Stated exercise. Extract every line of the material that holds the string "chart".
---------- Supplied information
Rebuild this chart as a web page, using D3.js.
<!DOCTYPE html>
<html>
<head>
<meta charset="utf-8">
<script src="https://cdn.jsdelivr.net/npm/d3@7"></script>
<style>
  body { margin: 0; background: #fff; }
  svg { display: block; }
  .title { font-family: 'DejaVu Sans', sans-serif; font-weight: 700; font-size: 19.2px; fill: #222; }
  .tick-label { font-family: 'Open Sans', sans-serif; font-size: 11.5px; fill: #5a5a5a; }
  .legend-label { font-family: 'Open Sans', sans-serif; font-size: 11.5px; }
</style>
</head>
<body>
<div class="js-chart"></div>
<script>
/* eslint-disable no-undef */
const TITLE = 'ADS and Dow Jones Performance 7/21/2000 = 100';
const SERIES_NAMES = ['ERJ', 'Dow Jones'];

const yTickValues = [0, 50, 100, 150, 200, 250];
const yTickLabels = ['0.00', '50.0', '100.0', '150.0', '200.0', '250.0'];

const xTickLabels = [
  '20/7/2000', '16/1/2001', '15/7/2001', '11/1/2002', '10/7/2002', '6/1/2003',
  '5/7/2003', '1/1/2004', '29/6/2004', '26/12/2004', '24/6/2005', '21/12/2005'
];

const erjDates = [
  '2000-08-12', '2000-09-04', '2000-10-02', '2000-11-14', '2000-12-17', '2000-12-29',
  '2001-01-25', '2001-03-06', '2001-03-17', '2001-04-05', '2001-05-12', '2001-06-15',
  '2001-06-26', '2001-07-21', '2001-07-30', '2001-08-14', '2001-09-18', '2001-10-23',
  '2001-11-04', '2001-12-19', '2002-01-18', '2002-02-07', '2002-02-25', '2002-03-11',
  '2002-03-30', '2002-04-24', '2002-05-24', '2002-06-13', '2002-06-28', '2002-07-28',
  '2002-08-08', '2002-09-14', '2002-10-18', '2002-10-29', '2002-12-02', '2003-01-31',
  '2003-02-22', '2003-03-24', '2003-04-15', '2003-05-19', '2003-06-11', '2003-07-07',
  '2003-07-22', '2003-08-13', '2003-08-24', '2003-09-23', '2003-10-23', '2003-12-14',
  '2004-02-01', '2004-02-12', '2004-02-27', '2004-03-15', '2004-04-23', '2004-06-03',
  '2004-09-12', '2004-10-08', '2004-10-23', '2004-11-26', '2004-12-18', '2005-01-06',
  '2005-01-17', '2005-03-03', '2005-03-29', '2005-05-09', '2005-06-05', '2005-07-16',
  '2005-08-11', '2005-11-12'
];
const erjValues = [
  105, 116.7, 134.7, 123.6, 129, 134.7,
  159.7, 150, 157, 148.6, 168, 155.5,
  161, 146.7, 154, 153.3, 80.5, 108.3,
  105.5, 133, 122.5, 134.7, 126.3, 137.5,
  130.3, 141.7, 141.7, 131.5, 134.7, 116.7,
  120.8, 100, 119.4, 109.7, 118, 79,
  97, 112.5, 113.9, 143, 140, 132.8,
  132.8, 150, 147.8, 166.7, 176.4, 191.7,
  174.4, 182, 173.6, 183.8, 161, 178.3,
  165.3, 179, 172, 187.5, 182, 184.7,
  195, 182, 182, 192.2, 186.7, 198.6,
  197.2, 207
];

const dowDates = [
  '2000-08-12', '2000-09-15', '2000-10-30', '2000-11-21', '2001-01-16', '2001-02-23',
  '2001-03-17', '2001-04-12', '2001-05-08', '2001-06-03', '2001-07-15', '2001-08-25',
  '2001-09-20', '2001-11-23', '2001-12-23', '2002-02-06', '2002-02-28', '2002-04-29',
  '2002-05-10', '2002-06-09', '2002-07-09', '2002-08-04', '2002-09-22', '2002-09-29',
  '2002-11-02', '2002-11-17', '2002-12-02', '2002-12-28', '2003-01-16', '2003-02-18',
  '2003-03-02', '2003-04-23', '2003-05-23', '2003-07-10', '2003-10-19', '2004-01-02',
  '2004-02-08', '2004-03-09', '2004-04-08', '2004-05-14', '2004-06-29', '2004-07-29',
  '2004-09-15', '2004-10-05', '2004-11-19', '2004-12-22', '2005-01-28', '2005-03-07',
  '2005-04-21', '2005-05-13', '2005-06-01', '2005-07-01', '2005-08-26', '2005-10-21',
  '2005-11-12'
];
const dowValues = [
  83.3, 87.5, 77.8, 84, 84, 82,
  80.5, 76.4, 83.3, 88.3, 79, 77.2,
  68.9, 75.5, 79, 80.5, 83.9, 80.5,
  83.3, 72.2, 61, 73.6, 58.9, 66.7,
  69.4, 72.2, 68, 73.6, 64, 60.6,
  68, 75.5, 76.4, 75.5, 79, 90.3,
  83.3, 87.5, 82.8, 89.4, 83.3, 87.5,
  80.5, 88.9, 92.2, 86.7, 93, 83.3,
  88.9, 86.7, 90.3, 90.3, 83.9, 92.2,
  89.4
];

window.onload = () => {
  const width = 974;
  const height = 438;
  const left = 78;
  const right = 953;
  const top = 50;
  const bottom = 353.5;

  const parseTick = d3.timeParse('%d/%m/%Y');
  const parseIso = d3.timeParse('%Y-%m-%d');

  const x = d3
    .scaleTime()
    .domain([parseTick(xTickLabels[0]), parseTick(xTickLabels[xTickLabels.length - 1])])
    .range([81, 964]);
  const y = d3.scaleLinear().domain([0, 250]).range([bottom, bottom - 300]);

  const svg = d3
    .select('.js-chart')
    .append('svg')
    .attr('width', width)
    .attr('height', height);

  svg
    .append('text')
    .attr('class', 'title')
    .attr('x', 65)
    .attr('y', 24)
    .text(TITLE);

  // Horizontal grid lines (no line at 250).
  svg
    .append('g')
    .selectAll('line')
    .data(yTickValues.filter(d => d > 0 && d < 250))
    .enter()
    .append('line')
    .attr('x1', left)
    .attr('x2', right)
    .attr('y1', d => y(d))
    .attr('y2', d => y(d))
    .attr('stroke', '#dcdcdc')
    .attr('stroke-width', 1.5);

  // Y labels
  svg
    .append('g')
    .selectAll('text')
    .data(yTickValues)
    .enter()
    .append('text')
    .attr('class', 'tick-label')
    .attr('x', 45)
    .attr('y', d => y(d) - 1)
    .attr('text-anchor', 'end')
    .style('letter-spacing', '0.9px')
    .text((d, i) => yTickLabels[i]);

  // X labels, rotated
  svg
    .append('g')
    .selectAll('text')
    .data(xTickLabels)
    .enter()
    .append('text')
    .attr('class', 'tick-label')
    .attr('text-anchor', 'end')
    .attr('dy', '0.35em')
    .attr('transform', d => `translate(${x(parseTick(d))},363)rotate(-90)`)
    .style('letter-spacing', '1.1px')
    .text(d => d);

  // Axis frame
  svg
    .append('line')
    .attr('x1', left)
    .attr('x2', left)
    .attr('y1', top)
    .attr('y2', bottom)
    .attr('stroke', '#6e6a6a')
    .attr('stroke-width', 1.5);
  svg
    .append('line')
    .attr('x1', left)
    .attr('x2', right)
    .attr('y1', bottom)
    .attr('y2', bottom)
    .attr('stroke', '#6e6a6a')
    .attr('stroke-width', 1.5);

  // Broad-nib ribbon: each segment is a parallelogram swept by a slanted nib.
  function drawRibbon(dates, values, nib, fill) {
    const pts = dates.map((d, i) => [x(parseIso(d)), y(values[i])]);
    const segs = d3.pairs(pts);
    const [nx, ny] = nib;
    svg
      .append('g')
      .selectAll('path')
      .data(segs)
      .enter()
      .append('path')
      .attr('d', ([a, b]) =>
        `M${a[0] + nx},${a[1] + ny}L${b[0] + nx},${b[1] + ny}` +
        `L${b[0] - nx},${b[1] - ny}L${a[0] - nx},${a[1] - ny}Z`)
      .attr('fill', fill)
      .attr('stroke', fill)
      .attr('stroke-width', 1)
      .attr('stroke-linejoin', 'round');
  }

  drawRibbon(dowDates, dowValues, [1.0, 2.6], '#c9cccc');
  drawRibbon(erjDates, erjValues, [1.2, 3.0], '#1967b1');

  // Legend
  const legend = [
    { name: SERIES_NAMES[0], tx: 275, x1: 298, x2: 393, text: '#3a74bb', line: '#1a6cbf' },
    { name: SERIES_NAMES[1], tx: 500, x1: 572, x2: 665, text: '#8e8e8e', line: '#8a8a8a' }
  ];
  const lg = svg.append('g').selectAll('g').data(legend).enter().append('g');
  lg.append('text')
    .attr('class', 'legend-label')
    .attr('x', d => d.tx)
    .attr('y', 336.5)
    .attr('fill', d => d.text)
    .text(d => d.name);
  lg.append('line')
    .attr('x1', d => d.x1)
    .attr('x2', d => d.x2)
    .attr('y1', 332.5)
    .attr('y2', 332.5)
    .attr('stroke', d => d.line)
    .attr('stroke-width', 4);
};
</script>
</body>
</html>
--------------------
Task result.
Rebuild this chart as a web page, using D3.js.
<div class="js-chart"></div>
    .select('.js-chart')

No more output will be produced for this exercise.